We are not a country at war, at least not in the way we were in World War II. There are no victory gardens, tire drives, war bonds, rationing. The streets around recruitment offices are not crowded with young men eager to go to Iraq. During WWII there were incidents of suicide by men who were embarrassed at not being able to enlist due to 4F status. Despite the quantity of yellow magnetic ribbons on the backs of SUVs, Iraq and Afghanistan are sideshows to American life. The families of troops may feel the constant weight, but the great majority of Americans pay little attention to the ongoing sacrifice.

During the less than 4 years of World War II, almost 20 million individuals served in the military (see World War II casualties: Casualties by branch of service) out of a population of less than 150 million (see Historical Census Data (1790-1990)). At any one time, upwards of 10 million were serving. As of 2004, the total in the armed services was about 1.5 million, in a population over 300 million (see Military of the United States: Personnel in each service). So, for more than twice the population, we have 15% of the military personnel that we did during WWII.
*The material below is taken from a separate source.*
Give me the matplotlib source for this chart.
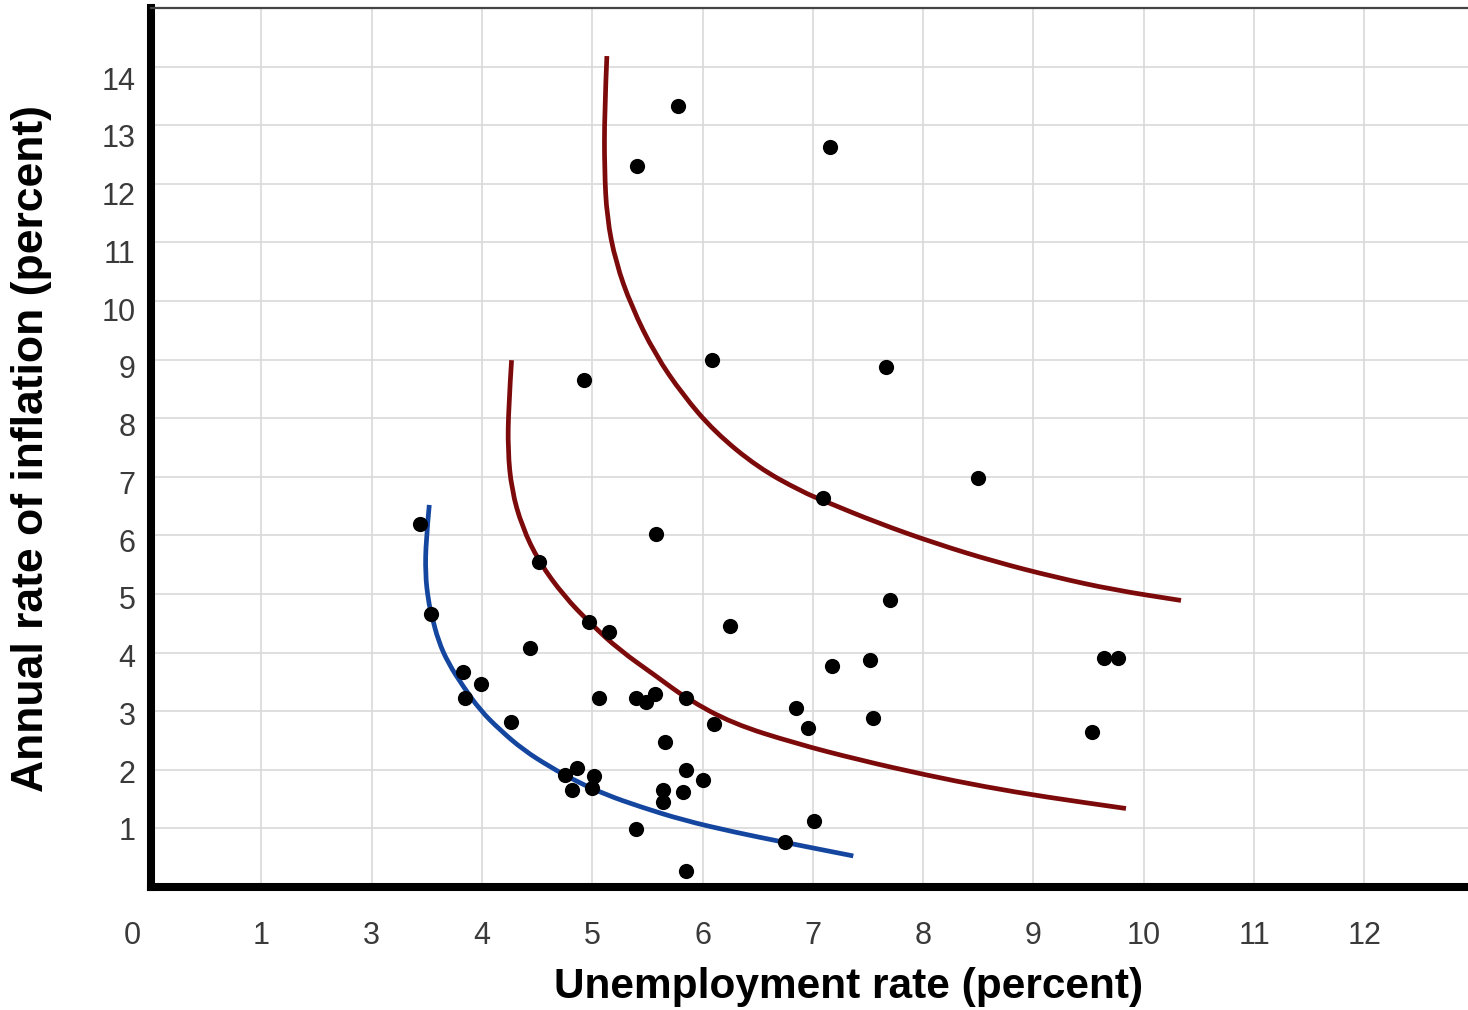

It always seemed odd that a World War II hero like the first President Bush would pull strings to get his son into a Texas Air National Guard unit that was certain never to go to Vietnam, to essentially help his son evade service. However, as we saw in 1980, when George H. W. Bush left behind his principles for a spot on the Republican ticket, the first President Bush was at base a pragmatist. He did not see service in Vietnam as important as service in World War II; he knew that US survival did not depend on the outcome of the Vietnam War.

It is no surprise that today’s conservative youth, whose idols, including Ronald Reagan, George W. Bush and Dick Cheney, never saw combat, would skip the route with the highest potential sacrifice. So while young men during the World War II era were ashamed when they could not serve, even the most vociferous supporters of the Iraq War truly feel no lack of honor in not only avoiding service, but also in not even thinking about it. Perhaps this is an implicit acknowledgement that, even with all the hype, conservatives don't really believe that the outcome of the Iraq War is all that important.

Let’s face it. We're not a Nation At War. We're a Nation At Starbuck's.